Task to complete:
Keep only the lines of the listing that include the word "matplotlib", and copy them.

Input records:
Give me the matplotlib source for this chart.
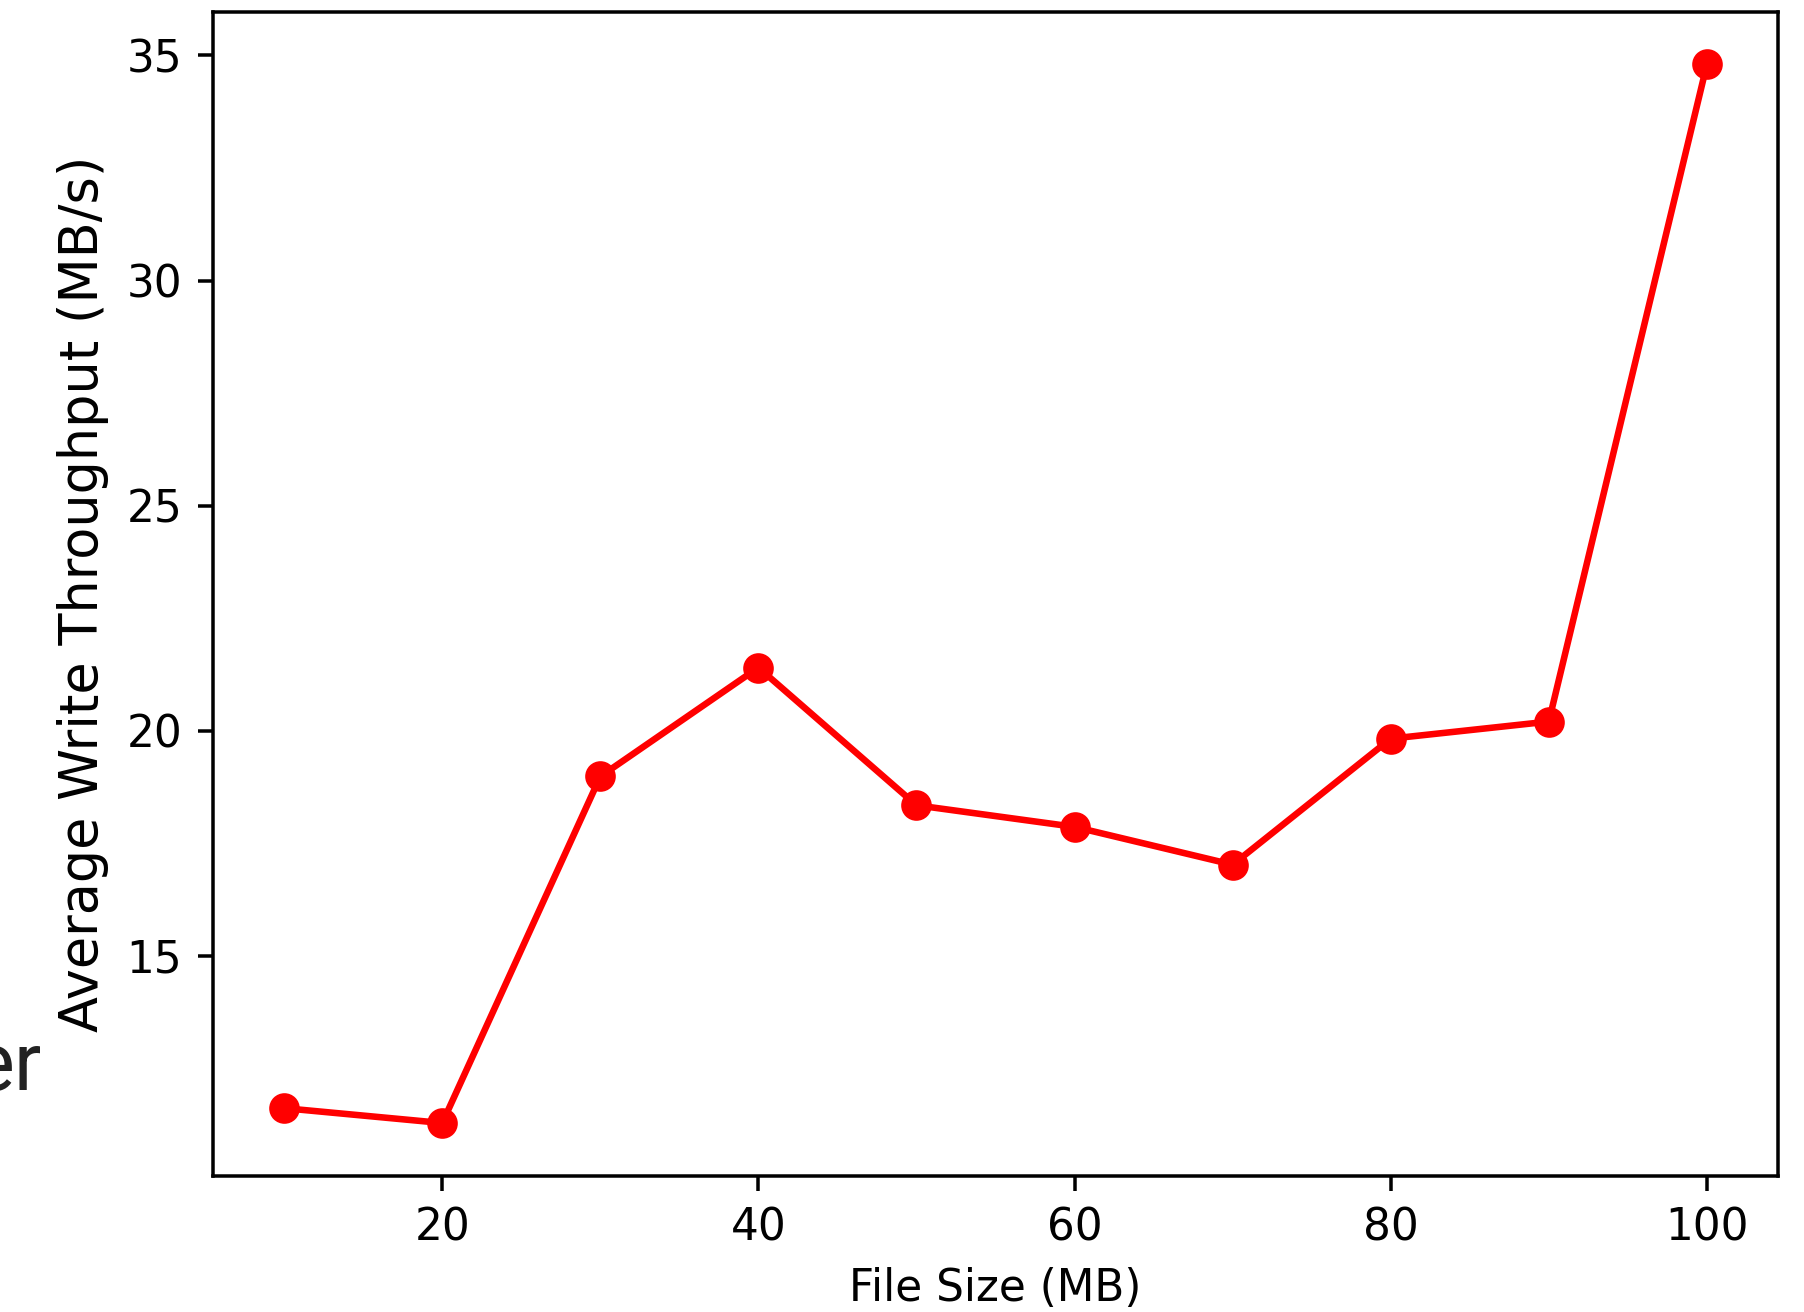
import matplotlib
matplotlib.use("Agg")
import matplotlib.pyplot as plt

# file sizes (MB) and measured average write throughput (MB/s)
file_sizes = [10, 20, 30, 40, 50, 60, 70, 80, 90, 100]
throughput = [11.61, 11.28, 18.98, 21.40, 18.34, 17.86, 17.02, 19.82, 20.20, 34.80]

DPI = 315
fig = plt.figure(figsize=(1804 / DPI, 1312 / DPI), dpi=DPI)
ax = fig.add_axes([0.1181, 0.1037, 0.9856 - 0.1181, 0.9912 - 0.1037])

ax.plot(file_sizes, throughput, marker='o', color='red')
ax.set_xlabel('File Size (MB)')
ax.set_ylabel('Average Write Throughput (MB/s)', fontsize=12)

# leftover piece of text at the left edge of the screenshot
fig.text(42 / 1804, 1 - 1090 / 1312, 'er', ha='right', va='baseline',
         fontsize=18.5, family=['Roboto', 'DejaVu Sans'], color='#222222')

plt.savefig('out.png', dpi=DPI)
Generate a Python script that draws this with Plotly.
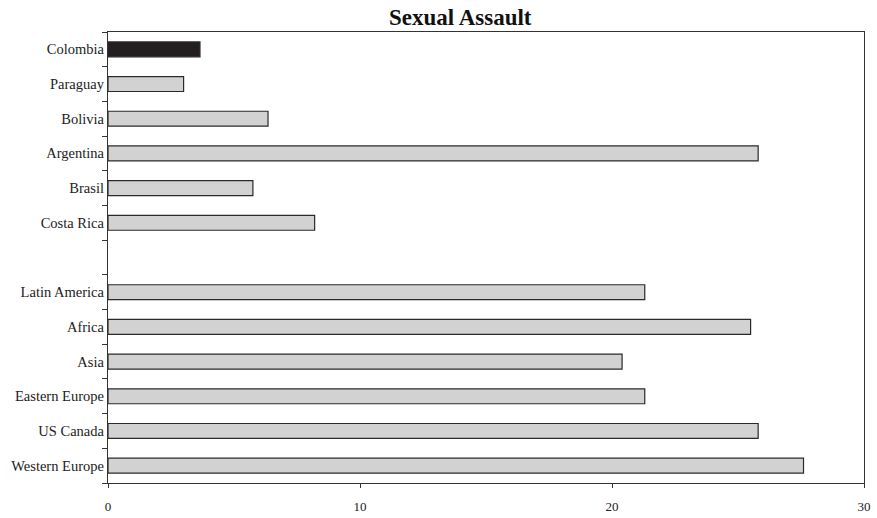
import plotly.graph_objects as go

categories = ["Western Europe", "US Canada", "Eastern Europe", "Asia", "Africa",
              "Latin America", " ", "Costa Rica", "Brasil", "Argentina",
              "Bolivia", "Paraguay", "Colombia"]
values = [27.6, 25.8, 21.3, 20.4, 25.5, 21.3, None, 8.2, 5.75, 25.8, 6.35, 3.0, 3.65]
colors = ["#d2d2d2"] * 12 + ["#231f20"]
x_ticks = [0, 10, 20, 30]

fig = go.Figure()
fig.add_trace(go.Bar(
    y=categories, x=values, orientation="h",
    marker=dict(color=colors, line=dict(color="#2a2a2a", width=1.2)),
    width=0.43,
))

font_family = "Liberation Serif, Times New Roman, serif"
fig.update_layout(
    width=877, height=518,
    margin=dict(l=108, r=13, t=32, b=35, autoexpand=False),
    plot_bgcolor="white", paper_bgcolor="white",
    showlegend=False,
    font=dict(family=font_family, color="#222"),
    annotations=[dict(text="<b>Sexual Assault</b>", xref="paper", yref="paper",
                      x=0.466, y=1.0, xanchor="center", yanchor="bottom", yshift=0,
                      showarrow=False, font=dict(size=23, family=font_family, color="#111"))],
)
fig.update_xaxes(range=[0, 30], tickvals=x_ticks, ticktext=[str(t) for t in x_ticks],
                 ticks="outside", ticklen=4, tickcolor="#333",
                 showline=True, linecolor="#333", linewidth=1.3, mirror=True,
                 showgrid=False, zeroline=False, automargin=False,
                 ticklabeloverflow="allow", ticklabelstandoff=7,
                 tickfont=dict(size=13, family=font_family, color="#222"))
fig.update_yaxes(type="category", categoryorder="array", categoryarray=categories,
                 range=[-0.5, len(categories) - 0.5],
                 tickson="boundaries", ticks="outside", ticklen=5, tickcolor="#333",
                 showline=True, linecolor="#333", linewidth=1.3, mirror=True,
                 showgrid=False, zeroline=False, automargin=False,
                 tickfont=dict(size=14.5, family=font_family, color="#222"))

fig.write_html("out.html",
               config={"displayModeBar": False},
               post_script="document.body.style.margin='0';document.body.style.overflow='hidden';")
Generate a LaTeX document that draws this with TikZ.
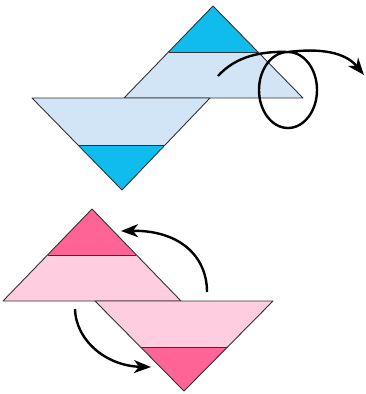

In response:
Give me the matplotlib source for this chart.
import matplotlib
matplotlib.use("Agg")
import matplotlib.pyplot as plt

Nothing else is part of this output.